Kim Kyo Shin, Part II: Indigenous Christianity or Heretical Christianity? The Only Two Options

Dr. Hyun Sook Foley, Voice of the Martyrs Korea President, authors this special 8-part series on Kim Kyo Shin, one of the greatest martyrs in Korean Christian history whose voice needs to be heard today more than ever, by Korea and the world.

The passage of time can give us helpful perspective on the work of God. When Kim Kyo Shin lived and wrote, Korea was struggling under Japanese colonization and the Korean church was still very young and attempting to sort out its own identity and practices. It subsequently went through a period of miraculous growth, making it appear that it had made the right choices and found the right formula for growth. But now today, after the miraculous growth wave has passed and we are beginning to experience even some decline (Lee, 2011, 100), it is helpful to re-examine some of those choices and see if reform is necessary.

One of the areas of re-examination that most directly relates to the thinking of Kim Kyo Shin is indigenization: Should the Christian faith look different in each place where the gospel goes? If so, to what degree, and how can we decide what cultural adaptations are helpful and even necessary and which ones are harmful and even heretical? Kim Yun Seong (2004, 2012), senior researcher at the Academy of Korean Studies, notes that in the history of the Korean church, the indigenization of Christianity has been partial, typically related to practice rather than theology, and generally regarded by the Korean church as a kind of deterioration rather than a positive sign of life and good practice. Suh Jeong Min (2005, 451) of Yonsei University explains that this is because orthodoxy in Korean church history has essentially meant correspondence to Western Christianity; thus, from the beginning any departure from Western Christian practices was by definition heretical.

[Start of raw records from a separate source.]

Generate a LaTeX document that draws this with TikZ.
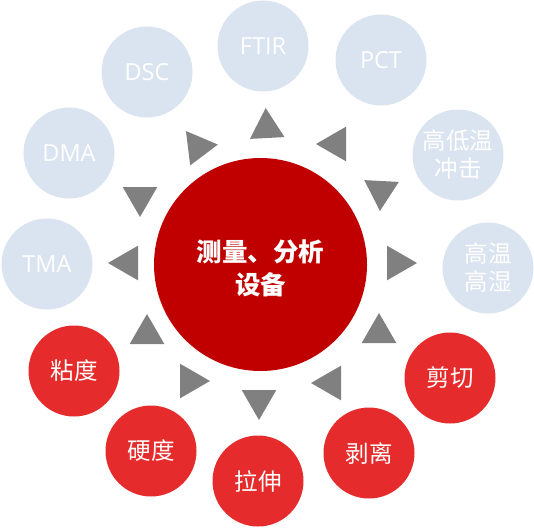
\documentclass[tikz,border=0pt]{standalone}
\usepackage{fontspec}
\setmainfont{Noto Sans CJK SC}
\newfontfamily\latinfont{Open Sans}
\usetikzlibrary{shapes.geometric}
\definecolor{paleblue}{HTML}{DAE3F0}
\definecolor{testred}{HTML}{E52B2B}
\definecolor{hubred}{HTML}{C00000}
\definecolor{pointgray}{HTML}{808080}
\tikzstyle{hub} = [
    circle,
    minimum size=213pt,
    inner sep=0pt,
    fill=hubred
]
\tikzstyle{hubtext} = [
    yshift=-4pt,
    text=white,
    align=center,
    font=\fontsize{25.5}{33}\selectfont\bfseries
]
\tikzstyle{analysis} = [
    circle,
    minimum size=91pt,
    inner sep=0pt,
    fill=paleblue,
    text=white,
    align=center,
    font=\fontsize{23.5}{28}\selectfont
]
\tikzstyle{acronym} = [
    analysis,
    font=\fontsize{23.5}{28}\selectfont\latinfont
]
\tikzstyle{mechanics} = [
    circle,
    minimum size=91pt,
    inner sep=0pt,
    fill=testred,
    text=white,
    align=center,
    font=\fontsize{23.5}{28}\selectfont
]
\tikzstyle{pointer} = [
    regular polygon,
    regular polygon sides=3,
    minimum size=40pt,
    inner sep=0pt,
    fill=pointgray
]

\begin{document}
\begin{tikzpicture}[x=1pt, y=-1pt]

\path [use as bounding box] (0,0) rectangle (534,527);

\node (hub) [hub, label={[hubtext]center:{测量、分析\\设备}}] at (260.5,264.5) {};

\node (ftir) [acronym] at (263,46) {FTIR};
\node (pct) [acronym] at (381,60) {PCT};
\node (shock) [analysis] at (458,155) {高低温\\冲击};
\node (humid) [analysis] at (488,268) {高温\\高湿};
\node (dsc) [acronym] at (147,72) {DSC};
\node (dma) [acronym] at (69,153) {DMA};
\node (tma) [acronym] at (47,264) {TMA};

\node (shear) [mechanics] at (450,378) {剪切};
\node (peel) [mechanics] at (369,453) {剥离};
\node (tensile) [mechanics] at (258,481) {拉伸};
\node (hardness) [mechanics] at (151,451) {硬度};
\node (viscosity) [mechanics] at (74,371) {粘度};

\node (pftir) [pointer, rotate=3] at (266.7,128) {};
\node (ppct) [pointer, rotate=90] at (336,144) {};
\node (pshock) [pointer, rotate=177] at (381,191) {};
\node (phumid) [pointer, rotate=-90] at (397,263) {};
\node (pshear) [pointer] at (379,333) {};
\node (ppeel) [pointer, rotate=90] at (331,383) {};
\node (ptensile) [pointer, rotate=180] at (259,400) {};
\node (phardness) [pointer, rotate=-90] at (190,381) {};
\node (pviscosity) [pointer] at (147,334) {};
\node (ptma) [pointer, rotate=90] at (128,263) {};
\node (pdma) [pointer, rotate=180] at (140,197) {};
\node (pdsc) [pointer, rotate=-83] at (198,147) {};

\end{tikzpicture}
\end{document}
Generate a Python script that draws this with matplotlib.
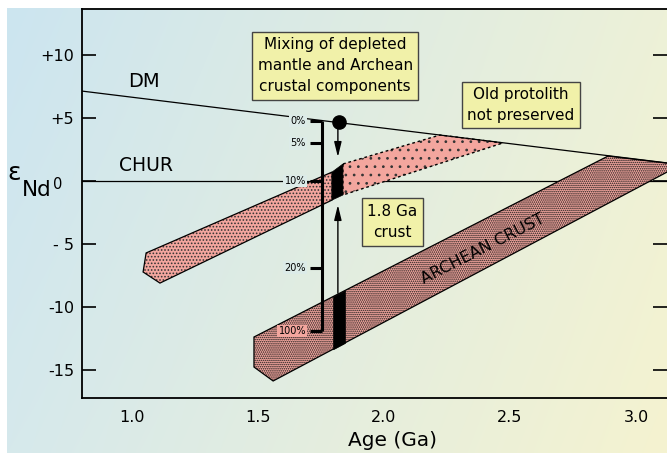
import numpy as np
import matplotlib
matplotlib.use('Agg')
import matplotlib.pyplot as plt
from matplotlib.patches import Polygon
from matplotlib.transforms import ScaledTranslation

plt.rcParams['font.family'] = ['DejaVu Sans']
plt.rcParams['hatch.linewidth'] = 0.75

W, H = 667, 455

# ---------------- data ----------------
x_ticks = [1.0, 1.5, 2.0, 2.5, 3.0]
x_ticklabels = ['1.0', '1.5', '2.0', '2.5', '3.0']
y_ticks = [10, 5, 0, -5, -10, -15]
y_ticklabels = ['+10', '+5', '0', '- 5', '-10', '-15']

dm_age = [0.80, 3.125]
dm_eps = [7.14, 1.43]
chur_eps = 0.0

band18_solid_age = [1.056, 1.044, 1.111, 1.794, 1.794]
band18_solid_eps = [-5.71, -7.22, -8.10, -1.51, 0.71]
band18_bar_age = [1.794, 1.794, 1.837, 1.837]
band18_bar_eps = [0.71, -1.51, -1.11, 1.35]
band18_old_age = [1.837, 1.837, 2.472, 2.222]
band18_old_eps = [1.35, -1.11, 3.02, 3.65]

archean_age = [2.889, 1.484, 1.484, 1.560, 3.178]
archean_eps = [1.98, -12.38, -14.76, -15.87, 1.29]
archean_bar_age = [1.798, 1.845]
archean_bar_top = [-9.17, -8.69]
archean_bar_bottom = [-13.35, -12.85]

mix_age = 1.754
mix_pct_labels = ['0%', '5%', '10%', '20%', '100%']
mix_pct_eps = [4.76, 3.0, 0.0, -6.9, -11.9]

dot_age, dot_eps = 1.821, 4.72
arrow_age = 1.817
arrow_down_eps = [4.2, 1.9]
arrow_up_eps = [-8.9, -1.9]

# ---------------- figure ----------------
fig = plt.figure(figsize=(W / 100, H / 100), dpi=100)
fig.patch.set_facecolor('white')

# background gradient
bg = fig.add_axes([7 / W, 2 / H, 660 / W, 445 / H], zorder=0)
tl = np.array([204, 229, 240]) / 255
tr = np.array([237, 241, 216]) / 255
bl = np.array([214, 233, 236]) / 255
br = np.array([245, 243, 208]) / 255
u = np.linspace(0, 1, 200)[None, :, None]
v = np.linspace(0, 1, 120)[:, None, None]
img = (1 - u) * (1 - v) * tl + u * (1 - v) * tr + (1 - u) * v * bl + u * v * br
bg.imshow(img, aspect='auto', interpolation='bilinear', extent=[0, 1, 0, 1])
bg.axis('off')

ax = fig.add_axes([82 / W, 1 - 398 / H, 585 / W, 389 / H], zorder=1)
ax.patch.set_alpha(0)
ax.set_xlim(0.8016, 3.123)
ax.set_ylim(-17.22, 13.65)

for s in ['left', 'top', 'bottom']:
    ax.spines[s].set_linewidth(1.3)
ax.spines['right'].set_visible(False)

ax.set_xticks(x_ticks, x_ticklabels)
ax.set_yticks(y_ticks, y_ticklabels)
ax.tick_params(axis='x', length=0, pad=9, labelsize=11.5)
ax.tick_params(axis='y', direction='in', length=10, width=1.2, left=True,
               right=True, labelsize=11.5, pad=5.5)
zt = ax.yaxis.get_major_ticks()[2]
zt.label1.set_fontsize(10.5)
zt.label1.set_transform(zt.label1.get_transform() +
                        ScaledTranslation(-0.12, -0.02, fig.dpi_scale_trans))

ax.set_xlabel('Age (Ga)', fontsize=14.5, va='center')
ax.xaxis.set_label_coords((392 - 82) / 585, (398 - 441) / 389)

fig.text(7 / W, 1 - 180 / H, 'ε', fontsize=18, va='baseline')
fig.text(22 / W, 1 - 196 / H, 'Nd', fontsize=15.5, va='baseline')

# reference lines
ax.axhline(chur_eps, color='black', lw=0.9, zorder=1)
ax.plot(dm_age, dm_eps, color='black', lw=0.9, zorder=5)

pink = '#f3a69e'
# Archean crust band
ax.add_patch(Polygon(np.column_stack([archean_age, archean_eps]), closed=True,
                     facecolor=pink, edgecolor='#1a1a1a', lw=0, hatch='........',
                     zorder=2))
ax.add_patch(Polygon(np.column_stack([archean_age, archean_eps]), closed=True,
                     facecolor='none', edgecolor='black', lw=0.9, zorder=2.1))
# 1.8 Ga crust band
ax.add_patch(Polygon(np.column_stack([band18_solid_age, band18_solid_eps]), closed=True,
                     facecolor=pink, edgecolor='#333333', lw=0, hatch='.....',
                     zorder=2))
ax.add_patch(Polygon(np.column_stack([band18_solid_age, band18_solid_eps]), closed=True,
                     facecolor='none', edgecolor='black', lw=0.9, zorder=2.1))
ax.add_patch(Polygon(np.column_stack([band18_old_age, band18_old_eps]), closed=True,
                     facecolor=pink, edgecolor='#333333', lw=0, hatch='..',
                     zorder=2))
ax.add_patch(Polygon(np.column_stack([band18_old_age, band18_old_eps]), closed=True,
                     facecolor='none', edgecolor='black', lw=1.0, ls=(0, (2, 2)),
                     zorder=2.1))
# black 1.8 Ga bars
ax.add_patch(Polygon(np.column_stack([band18_bar_age, band18_bar_eps]), closed=True,
                     facecolor='black', edgecolor='black', lw=0.5, zorder=3))
ax.fill_between(archean_bar_age, archean_bar_bottom, archean_bar_top,
                color='black', lw=0.5, zorder=3)

# mixing scale
ax.plot([mix_age, mix_age], [mix_pct_eps[0], mix_pct_eps[-1]], color='black',
        lw=2.2, zorder=6, solid_capstyle='butt')
for lbl, e in zip(mix_pct_labels, mix_pct_eps):
    ax.plot([mix_age - 0.048, mix_age], [e, e], color='black', lw=2.2, zorder=6,
            solid_capstyle='butt')
    fc = pink if lbl == '100%' else '#dcebe8'
    ax.annotate(lbl, (mix_age, e), xytext=(-11.5, 0), textcoords='offset points',
                ha='right', va='center', fontsize=7, zorder=6,
                bbox=dict(boxstyle='square,pad=0.15', fc=fc, ec='none'))

# dot and arrows
ax.plot(dot_age, dot_eps, 'o', ms=9.5, color='black', zorder=7)
arrow_style = '-|>,head_length=0.9,head_width=0.22'
ax.annotate('', xy=(arrow_age, arrow_down_eps[1]), xytext=(arrow_age, arrow_down_eps[0]),
            arrowprops=dict(arrowstyle=arrow_style, lw=1.0, color='black',
                            shrinkA=0, shrinkB=0), zorder=7)
ax.annotate('', xy=(arrow_age, arrow_up_eps[1]), xytext=(arrow_age, arrow_up_eps[0]),
            arrowprops=dict(arrowstyle=arrow_style, lw=1.0, color='black',
                            shrinkA=0, shrinkB=0), zorder=7)

# labels
ax.text(0.984, 7.86, 'DM', fontsize=14, ha='left', va='center', zorder=8)
ax.text(0.948, 1.27, 'CHUR', fontsize=13.5, ha='left', va='center', zorder=8)
ax.text(2.393, -5.40, 'ARCHEAN CRUST', fontsize=11.5, ha='center', va='center',
        rotation=27, rotation_mode='anchor', zorder=8)

box = dict(boxstyle='square,pad=0.35', fc='#f1f1a9', ec='#444444', lw=1.0)
ax.text(1.806, 9.13, 'Mixing of depleted\nmantle and Archean\ncrustal components',
        fontsize=11, ha='center', va='center', multialignment='center',
        linespacing=1.5, bbox=box, zorder=9)
ax.text(2.544, 6.03, 'Old protolith\nnot preserved', fontsize=11, ha='center',
        va='center', multialignment='center', linespacing=1.5, bbox=box, zorder=9)
ax.text(2.032, -3.25, '1.8 Ga\ncrust', fontsize=11, ha='center', va='center',
        multialignment='center', linespacing=1.55, bbox=box, zorder=9)

fig.savefig('out.png', dpi=100)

Today, however, missiologists recognize that indigenization should not be automatically regarded as a sign of deterioration or an act of heresy; it is, in fact, a necessary process by which the gospel becomes fully intelligible to a new culture. We see that orthodoxy is not intended to prevent indigenization but to guide the develop of indigenous thought and practice and keep it within certain bounds that the church across history and time has agreed are important. Andrew F. Walls, the British Christian theologian, has reviewed mission development globally from the Bible on through the present time and concluded that the failure to indigenize Christianity is itself a heresy, one that results in proselytes, not converts:

The later church has seen many heresies come and go, but the earliest of them has been by far the most persistent. The essence of the “Judaizing” tendency is the insistence on imposing our own religious culture, our own Torah and circumcision. Christian conversion as demonstrated in the New Testament is not about substituting something new for something old—that is to move back to the proselyte model, which the apostolic church could have adopted but decided to abandon. Perhaps they remembered the word of the Lord—his only recorded utterance on the subject of proselytes—that proselytes, won by infinite pains, readily become children of hell (Matt. 23:15). Nor is conversion a case of adding something new to what is already there, a new set of beliefs and values to supplement and refine those already in place. Conversion requires something much more radical. It is less about content than about direction. It involves turning the whole personality with its social, cultural, and religious inheritance toward Christ, opening it up to him. It is about turning what is already there (Walls, 2004, 5).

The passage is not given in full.